Johann Sebastian Bach and many, many figures by Albert van der Schoot

by Albert van der Schoot | Het ORGEL | Year 99 | (2003) | Issue 1

Albert van der Schoot Johann Sebastian Bach and many, many figures
Het ORGEL 99 (2003), nr. 1, 10-12 [summary]

In 1985, Kees van Houten and Marinus Kasbergen published their book Bach and het Getal [i.e.
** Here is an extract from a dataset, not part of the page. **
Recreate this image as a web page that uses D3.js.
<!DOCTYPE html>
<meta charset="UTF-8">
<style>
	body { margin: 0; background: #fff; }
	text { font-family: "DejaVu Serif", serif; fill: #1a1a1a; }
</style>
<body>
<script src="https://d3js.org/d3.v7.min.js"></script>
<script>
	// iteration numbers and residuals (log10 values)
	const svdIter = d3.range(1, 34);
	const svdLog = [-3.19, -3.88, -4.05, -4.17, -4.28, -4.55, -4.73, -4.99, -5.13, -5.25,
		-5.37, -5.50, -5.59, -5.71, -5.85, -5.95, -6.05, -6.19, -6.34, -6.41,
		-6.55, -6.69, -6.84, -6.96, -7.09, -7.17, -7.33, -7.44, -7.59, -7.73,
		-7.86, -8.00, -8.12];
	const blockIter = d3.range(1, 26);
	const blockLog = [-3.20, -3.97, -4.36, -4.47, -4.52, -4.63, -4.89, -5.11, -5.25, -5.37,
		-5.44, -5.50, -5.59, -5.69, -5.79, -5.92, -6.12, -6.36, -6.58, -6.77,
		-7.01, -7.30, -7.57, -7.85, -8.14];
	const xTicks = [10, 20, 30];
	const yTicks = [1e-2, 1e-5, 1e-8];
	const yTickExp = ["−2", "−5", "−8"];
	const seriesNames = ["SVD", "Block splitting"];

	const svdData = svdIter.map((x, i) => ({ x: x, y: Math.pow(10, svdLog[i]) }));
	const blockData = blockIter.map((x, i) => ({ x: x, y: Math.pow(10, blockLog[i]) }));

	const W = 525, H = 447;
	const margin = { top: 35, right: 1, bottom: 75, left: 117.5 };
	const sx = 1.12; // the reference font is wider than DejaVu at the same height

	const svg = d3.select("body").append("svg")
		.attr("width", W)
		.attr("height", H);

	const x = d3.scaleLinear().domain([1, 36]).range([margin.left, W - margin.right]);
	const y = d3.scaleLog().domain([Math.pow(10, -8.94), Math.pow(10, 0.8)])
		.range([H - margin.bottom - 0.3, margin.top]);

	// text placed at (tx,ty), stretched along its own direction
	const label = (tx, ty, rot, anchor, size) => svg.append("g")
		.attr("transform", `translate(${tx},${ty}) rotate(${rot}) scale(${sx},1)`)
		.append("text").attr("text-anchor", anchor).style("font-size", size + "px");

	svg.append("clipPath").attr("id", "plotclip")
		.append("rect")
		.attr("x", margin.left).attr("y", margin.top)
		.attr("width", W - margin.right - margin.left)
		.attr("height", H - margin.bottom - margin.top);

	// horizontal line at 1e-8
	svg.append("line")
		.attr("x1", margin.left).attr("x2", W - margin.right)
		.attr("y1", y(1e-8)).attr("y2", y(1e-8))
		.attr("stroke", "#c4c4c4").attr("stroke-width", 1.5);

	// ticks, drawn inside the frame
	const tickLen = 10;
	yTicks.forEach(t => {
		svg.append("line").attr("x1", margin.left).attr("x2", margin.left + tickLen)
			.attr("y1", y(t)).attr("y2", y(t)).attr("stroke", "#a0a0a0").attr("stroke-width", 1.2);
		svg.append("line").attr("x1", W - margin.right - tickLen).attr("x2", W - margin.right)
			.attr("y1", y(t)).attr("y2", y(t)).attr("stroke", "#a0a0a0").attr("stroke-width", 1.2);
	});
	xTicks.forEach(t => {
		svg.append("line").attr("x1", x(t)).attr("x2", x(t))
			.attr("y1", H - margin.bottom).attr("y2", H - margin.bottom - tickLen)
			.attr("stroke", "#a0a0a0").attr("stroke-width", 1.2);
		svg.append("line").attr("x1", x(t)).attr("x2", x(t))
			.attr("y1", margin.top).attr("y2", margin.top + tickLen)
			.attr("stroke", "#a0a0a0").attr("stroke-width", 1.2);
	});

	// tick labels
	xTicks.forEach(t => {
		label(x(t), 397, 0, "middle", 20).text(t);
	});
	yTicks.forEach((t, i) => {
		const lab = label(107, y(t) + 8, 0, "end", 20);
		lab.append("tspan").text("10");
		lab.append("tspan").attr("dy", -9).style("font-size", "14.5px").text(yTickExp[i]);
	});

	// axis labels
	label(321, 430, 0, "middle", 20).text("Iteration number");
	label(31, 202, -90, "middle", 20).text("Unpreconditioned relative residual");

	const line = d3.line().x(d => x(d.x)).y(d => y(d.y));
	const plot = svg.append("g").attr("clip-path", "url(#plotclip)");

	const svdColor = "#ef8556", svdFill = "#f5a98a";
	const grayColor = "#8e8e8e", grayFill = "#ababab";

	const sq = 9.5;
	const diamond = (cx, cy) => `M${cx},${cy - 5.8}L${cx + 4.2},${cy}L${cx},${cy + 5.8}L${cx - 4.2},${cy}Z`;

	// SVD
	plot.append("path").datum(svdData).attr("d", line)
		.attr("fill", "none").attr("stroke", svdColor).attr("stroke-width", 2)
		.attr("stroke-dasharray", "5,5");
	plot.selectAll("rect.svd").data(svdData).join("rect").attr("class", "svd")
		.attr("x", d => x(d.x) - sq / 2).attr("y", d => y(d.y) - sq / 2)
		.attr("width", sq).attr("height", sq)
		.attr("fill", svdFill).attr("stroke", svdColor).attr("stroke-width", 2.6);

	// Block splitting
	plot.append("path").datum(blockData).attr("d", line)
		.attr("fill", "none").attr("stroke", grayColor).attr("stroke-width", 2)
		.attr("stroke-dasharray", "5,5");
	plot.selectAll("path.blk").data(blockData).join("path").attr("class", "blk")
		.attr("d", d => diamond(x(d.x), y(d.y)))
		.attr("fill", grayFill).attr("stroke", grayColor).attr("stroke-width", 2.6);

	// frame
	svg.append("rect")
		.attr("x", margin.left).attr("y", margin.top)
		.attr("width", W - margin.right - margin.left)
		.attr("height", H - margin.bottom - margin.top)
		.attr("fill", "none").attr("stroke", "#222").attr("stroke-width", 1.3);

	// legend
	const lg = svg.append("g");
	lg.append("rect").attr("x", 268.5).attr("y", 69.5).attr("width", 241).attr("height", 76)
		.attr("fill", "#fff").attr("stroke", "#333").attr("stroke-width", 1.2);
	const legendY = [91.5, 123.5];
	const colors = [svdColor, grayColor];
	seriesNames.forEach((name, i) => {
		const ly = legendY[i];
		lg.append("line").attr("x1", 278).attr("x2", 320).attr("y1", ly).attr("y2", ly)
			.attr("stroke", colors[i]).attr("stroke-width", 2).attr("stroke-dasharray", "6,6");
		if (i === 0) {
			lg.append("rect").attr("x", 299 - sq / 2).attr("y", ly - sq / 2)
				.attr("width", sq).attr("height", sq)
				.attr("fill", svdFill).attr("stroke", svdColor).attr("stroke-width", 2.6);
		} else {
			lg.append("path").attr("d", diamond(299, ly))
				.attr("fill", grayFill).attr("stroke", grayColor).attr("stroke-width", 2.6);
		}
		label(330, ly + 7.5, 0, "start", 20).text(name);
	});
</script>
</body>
Bach and Number]. Which numbers could be found by associating numbers with letters in Bach’s works and what might they mean? 
Thijs Kramer says in his recently published thesis Zahlenfiguren im Werk Johann Sebastian Bachs that Van Houten and Kasbergen are’second generation thieves’: they derived their knowledge from Piet Ketting, who had ‘stolen’ it from Henk Dieben.
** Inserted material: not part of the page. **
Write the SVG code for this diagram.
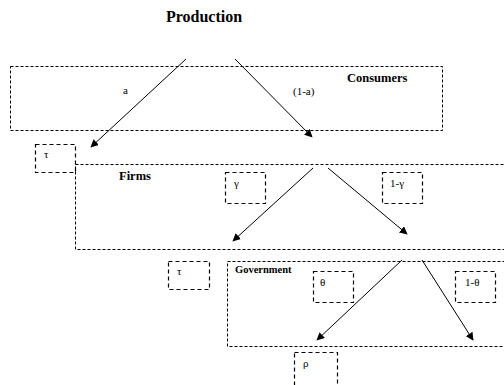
<svg xmlns="http://www.w3.org/2000/svg" width="504" height="385" viewBox="0 0 504 385">
<defs>
<style>
.big{fill:none;stroke:#000;stroke-width:1;stroke-dasharray:3,2}
.small{fill:none;stroke:#000;stroke-width:1.2;stroke-dasharray:4,3}
.t{font-family:"Liberation Serif","DejaVu Serif","Times New Roman",serif;font-size:11px;fill:#000}
.b{font-family:"Liberation Serif","Times New Roman",serif;font-weight:bold;fill:#000}
.c{stroke:#000;stroke-width:1;fill:none;marker-end:url(#ah)}
</style>
<marker id="ah" viewBox="0 0 10 10" refX="9" refY="5" markerWidth="8" markerHeight="8" markerUnits="userSpaceOnUse" orient="auto">
<path d="M0,0 L10,5 L0,10 z" fill="#000"/>
</marker>
</defs>
<rect width="504" height="385" fill="#fff"/>
<text class="b" x="204" y="22" font-size="16" text-anchor="middle">Production</text>
<g id="consumers">
<rect class="big" x="10.5" y="66.5" width="432" height="64"/>
<text class="b" x="347" y="82" font-size="12.5">Consumers</text>
<text class="t" x="123" y="94">a</text>
<text class="t" x="293" y="95">(1-a)</text>
</g>
<g id="tau1">
<rect class="small" x="35.5" y="144.5" width="40" height="28"/>
<text class="t" x="44" y="158">τ</text>
</g>
<g id="firms">
<rect class="big" x="75.5" y="164.5" width="440" height="85"/>
<text class="b" x="119" y="180" font-size="12.5">Firms</text>
</g>
<g id="gamma">
<rect class="small" x="225.5" y="172.5" width="40" height="31"/>
<text class="t" x="234" y="187">γ</text>
</g>
<g id="oneminusgamma">
<rect class="small" x="382.5" y="172.5" width="40" height="31"/>
<text class="t" x="390" y="187">1-γ</text>
</g>
<g id="tau2">
<rect class="small" x="168.5" y="261.5" width="41" height="28"/>
<text class="t" x="177" y="275">τ</text>
</g>
<g id="government">
<rect class="big" x="227.5" y="261.5" width="290" height="85"/>
<text class="b" x="235" y="273" font-size="10.5">Government</text>
</g>
<g id="theta">
<rect class="small" x="313.5" y="271.5" width="40" height="31"/>
<text class="t" x="320" y="286">θ</text>
</g>
<g id="oneminustheta">
<rect class="small" x="455.5" y="271.5" width="40" height="31"/>
<text class="t" x="465" y="286">1-θ</text>
</g>
<g id="rho">
<rect class="small" x="294.5" y="352.5" width="43" height="40"/>
<text class="t" x="303" y="367">ρ</text>
</g>
<g id="connectors">
<line class="c" x1="186" y1="59" x2="91" y2="147"/>
<line class="c" x1="235" y1="59" x2="312" y2="137"/>
<line class="c" x1="313" y1="168" x2="233" y2="241"/>
<line class="c" x1="328" y1="168" x2="407" y2="234"/>
<line class="c" x1="402" y1="260" x2="317" y2="340"/>
<line class="c" x1="422" y1="260" x2="473" y2="340"/>
</g>
</svg>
Kramer discovers numerological relations in Bach’s works himself, too. The number 328 is said to refer to the inscription on the cross: Iesus Nazarenus Rex Iudaeorum. Kramer says that Bach knew about this, because the first three words of his poem ‘Durchlauchtigst Zarter Prinz, den zwar die Windeln decken’ have the same value. That these first three words are followed by five is significant as well: 3 + 5 = 8, and 358 stands for ‘messiah’ in Hebrew.